Some brands negotiate master license agreements that cover multiple campaigns across properties and markets. A master license can reduce repetitive negotiations when you have a steady pipeline of real estate videos. However, these agreements can be complex, with conditions that might limit usage or require extra fees for certain channels. Before signing, map out potential future campaigns, language variations, and seasonal content that could emerge in the next year. Ensure the agreement allows for content repurposing, as property marketing often recycles footage for anniversaries or market cycles. A prudent master license balances flexibility with protective terms that prevent unexpected cost spikes.
When working with content creators and music libraries, ensure clarity about deliverables. Confirm that the final video files include the correct audio tracks, clean stems if offered, and the precise synchronization timestamps used during approval. Ask for a license summary or certificate of licensing that documents the permissions granted. This documentation is invaluable during audits or when presenting the asset to clients. It helps you demonstrate due diligence and compliance, which protects your brand and reassures property owners about professional handling of their marketing materials.

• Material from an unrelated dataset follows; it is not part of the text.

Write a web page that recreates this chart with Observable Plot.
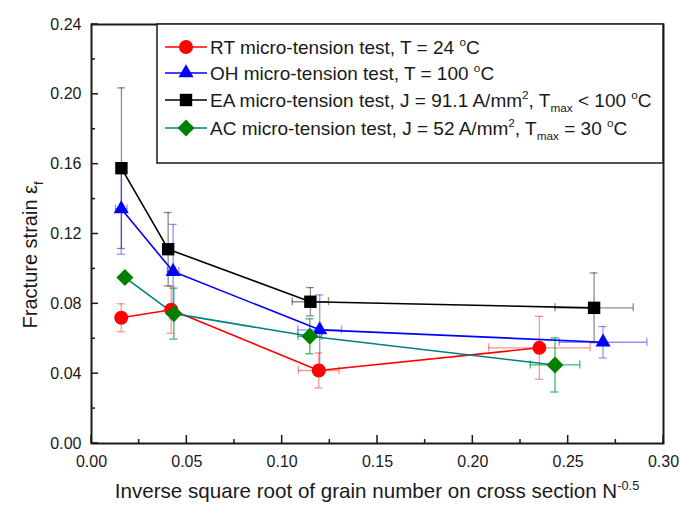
<!DOCTYPE html>
<html><head><meta charset="utf-8">
<script src="https://cdn.jsdelivr.net/npm/d3@7"></script>
<script src="https://cdn.jsdelivr.net/npm/@observablehq/plot@0.6"></script>
<style>
body{margin:0;background:#fff;font-family:"Liberation Sans",Arial,sans-serif;}
#chart{position:relative;width:680px;height:507px;}
</style></head><body><div id="chart"></div>
<script>
// ---- data ----
const rtX    = [0.0156, 0.0418, 0.1192, 0.2349];
const rtY    = [0.0720, 0.0766, 0.0418, 0.0548];
const rtYErr = [0.0080, 0.0135, 0.0100, 0.0180];
const rtXErr = [0, 0, 0.0107, 0.0266];

const ohX    = [0.0156, 0.0428, 0.1197, 0.2683];
const ohY    = [0.1344, 0.0985, 0.0651, 0.0580];
const ohYErr = [0.0260, 0.0270, 0.0200, 0.0090];
const ohXErr = [0.0030, 0.0030, 0.0115, 0.0230];

const eaX    = [0.0157, 0.0402, 0.1148, 0.2636];
const eaY    = [0.1577, 0.1113, 0.0812, 0.0777];
const eaYErr = [0.0460, 0.0210, 0.0081, 0.0200];
const eaXErr = [0, 0, 0.0095, 0.0205];

const acX    = [0.0175, 0.0432, 0.1145, 0.2431];
const acY    = [0.0951, 0.0744, 0.0614, 0.0450];
const acYErr = [0, 0.0146, 0.0100, 0.0155];
const acXErr = [0, 0, 0.0062, 0.0130];

const xDomain = [0, 0.30];
const yDomain = [0, 0.24];
const xMajorTicks = [0, 0.05, 0.10, 0.15, 0.20, 0.25, 0.30];
const xMinorTicks = [0.025, 0.075, 0.125, 0.175, 0.225, 0.275];
const yMajorTicks = [0, 0.04, 0.08, 0.12, 0.16, 0.20, 0.24];
const yMinorTicks = [0.02, 0.06, 0.10, 0.14, 0.18, 0.22];

const series = [
  {key:"RT", x:rtX, y:rtY, ey:rtYErr, ex:rtXErr, line:"#ff0000", fill:"#ff0000", err:"rgba(255,60,60,0.55)", symbol:"circle", r:7, rotate:0,
   label:[["RT micro-tension test, T = 24 "],["o","sup"],["C"]]},
  {key:"OH", x:ohX, y:ohY, ey:ohYErr, ex:ohXErr, line:"#0000ff", fill:"#0000ff", err:"rgba(40,40,255,0.5)", symbol:"triangle", r:5.6, rotate:0,
   label:[["OH micro-tension test, T = 100 "],["o","sup"],["C"]]},
  {key:"EA", x:eaX, y:eaY, ey:eaYErr, ex:eaXErr, line:"#000000", fill:"#000000", err:"rgba(0,0,0,0.45)", symbol:"square", r:7, rotate:0,
   label:[["EA micro-tension test, J = 91.1 A/mm"],["2","sup"],[", T"],["max","sub"],[" < 100 "],["o","sup"],["C"]]},
  {key:"AC", x:acX, y:acY, ey:acYErr, ex:acXErr, line:"#008080", fill:"#008000", err:"rgba(0,160,60,0.75)", symbol:"square", r:6.8, rotate:45,
   label:[["AC micro-tension test, J = 52 A/mm"],["2","sup"],[", T"],["max","sub"],[" = 30 "],["o","sup"],["C"]]}
];

const axisColor = "#1a1a1a";

const marks = [];
for (const s of series) {
  const d = s.x.map((x,i)=>({x, y:s.y[i], ey:s.ey[i], ex:s.ex[i]}));
  const dy = d.filter(r=>r.ey>0), dx = d.filter(r=>r.ex>0);
  const eo = {stroke:s.err, strokeWidth:1.3};
  marks.push(
    Plot.ruleX(dy,{x:"x", y1:r=>r.y-r.ey, y2:r=>r.y+r.ey, ...eo}),
    Plot.ruleY(dy,{y:r=>r.y+r.ey, x1:"x", x2:"x", insetLeft:-4, insetRight:-4, ...eo}),
    Plot.ruleY(dy,{y:r=>r.y-r.ey, x1:"x", x2:"x", insetLeft:-4, insetRight:-4, ...eo}),
    Plot.ruleY(dx,{y:"y", x1:r=>r.x-r.ex, x2:r=>r.x+r.ex, ...eo}),
    Plot.ruleX(dx,{x:r=>r.x-r.ex, y1:"y", y2:"y", insetTop:-4, insetBottom:-4, ...eo}),
    Plot.ruleX(dx,{x:r=>r.x+r.ex, y1:"y", y2:"y", insetTop:-4, insetBottom:-4, ...eo})
  );
}
for (const s of series) {
  const d = s.x.map((x,i)=>({x, y:s.y[i]}));
  marks.push(Plot.line(d,{x:"x", y:"y", stroke:s.line, strokeWidth:1.6}));
}
for (const s of series) {
  const d = s.x.map((x,i)=>({x, y:s.y[i]}));
  marks.push(Plot.dot(d,{x:"x", y:"y", symbol:s.symbol, r:s.r, fill:s.fill, stroke:"none", rotate:s.rotate}));
}

const plot = Plot.plot({
  width:680, height:507,
  marginTop:24, marginLeft:91, marginRight:17, marginBottom:64,
  style:{fontFamily:'"Liberation Sans", Arial, sans-serif', background:"#fff", color:axisColor},
  x:{domain:xDomain, label:null},
  y:{domain:yDomain, label:null},
  marks:[
    ...marks,
    Plot.axisX(xMajorTicks,{tickSize:0, tickPadding:12, tickFormat:d3.format(".2f"), fontSize:16, label:null}),
    Plot.axisY(yMajorTicks,{tickSize:0, tickPadding:10, tickFormat:d3.format(".2f"), fontSize:16, label:null}),
    Plot.frame({stroke:axisColor, strokeWidth:2})
  ]
});
document.getElementById("chart").appendChild(plot);

const svg = d3.select(plot);
const font = '"Liberation Sans", Arial, sans-serif';

// inward ticks, positioned through Plot's own scales
const xs = plot.scale("x"), ys = plot.scale("y");
const x0 = xs.apply(xDomain[0]), y0 = ys.apply(yDomain[0]);
const tg = svg.append("g").attr("stroke",axisColor).attr("stroke-width",1.5);
const addXT = (ticks, len) => ticks.forEach(v => tg.append("line")
  .attr("x1",xs.apply(v)).attr("x2",xs.apply(v)).attr("y1",y0).attr("y2",y0-len));
const addYT = (ticks, len) => ticks.forEach(v => tg.append("line")
  .attr("y1",ys.apply(v)).attr("y2",ys.apply(v)).attr("x1",x0).attr("x2",x0+len));
addXT(xMajorTicks, 8); addXT(xMinorTicks, 4);
addYT(yMajorTicks, 7); addYT(yMinorTicks, 4);

// rich text helper
function richText(sel, parts, size){
  let shift = 0;
  for (const [t, type] of parts){
    const target = type==="sup" ? -0.4*size : type==="sub" ? 0.28*size : 0;
    const sp = sel.append("tspan").attr("dy", target - shift).text(t);
    if (type) sp.attr("font-size", size*0.62);
    shift = target;
  }
}

// x title
const xt = svg.append("text").attr("x",377).attr("y",498).attr("text-anchor","middle")
  .attr("font-size",20.6).attr("font-family",font).attr("fill",axisColor);
richText(xt, [["Inverse square root of grain number on cross section N"],["-0.5","sup"]], 20.6);

// y title
const yt = svg.append("text").attr("transform","translate(37,255) rotate(-90)").attr("text-anchor","middle")
  .attr("font-size",20).attr("font-family",font).attr("fill",axisColor);
richText(yt, [["Fracture strain \u03b5"],["f","sub"]], 20);

// legend
const lg = svg.append("g").attr("text-anchor","start");
lg.append("rect").attr("x",157).attr("y",24).attr("width",506).attr("height",139)
  .attr("fill","#fff").attr("stroke",axisColor).attr("stroke-width",1.5);
const rowsY = [47, 73, 100, 128];
series.forEach((s,i)=>{
  const y = rowsY[i];
  lg.append("line").attr("x1",165).attr("x2",207).attr("y1",y).attr("y2",y).attr("stroke",s.line).attr("stroke-width",1.6);
  lg.append("path").attr("d", d3.symbol(s.symbol==="circle"?d3.symbolCircle:s.symbol==="triangle"?d3.symbolTriangle:d3.symbolSquare, Math.PI*s.r*s.r)())
    .attr("transform",`translate(186,${y}) rotate(${s.rotate})`).attr("fill",s.fill);
  const t = lg.append("text").attr("x",210).attr("y",y+7).attr("text-anchor","start").attr("font-size",19).attr("font-family",font).attr("fill",axisColor);
  richText(t, s.label, 19);
});
</script></body></html>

Real estate marketing thrives on consistent, high-quality audio-visual storytelling. To sustain this, establish a standardized licensing workflow across your team. Create a central repository of approved tracks, with notes about suitable property types, tones, and pace. Train colleagues on how to request licenses, negotiate terms, and recognize red flags such as ambiguous ownership or expired licenses. Regularly review library assets to retire outdated or overused tracks and refresh with fresh options. A consistent system reduces last-minute licensing scrambles, keeps campaigns coherent, and ensures that each property narrative is supported by music that enhances rather than distracts.
Finally, budget thoughtfully for licensing as an ongoing cost of marketing. Real estate cycles require repeated production, seasonal campaigns, and evergreen listings. Allocate funds for both new music and license renewals, with contingencies for unexpected licensing needs. Build relationships with trusted music libraries and rights holders to gain favorable terms and faster turnaround. Consider negotiating value add-ons like customization, stems, or multi-territory rights at a discount. By treating music licensing as a strategic investment, you empower your campaigns to scale across platforms while maintaining compliance, consistency, and a distinct brand voice.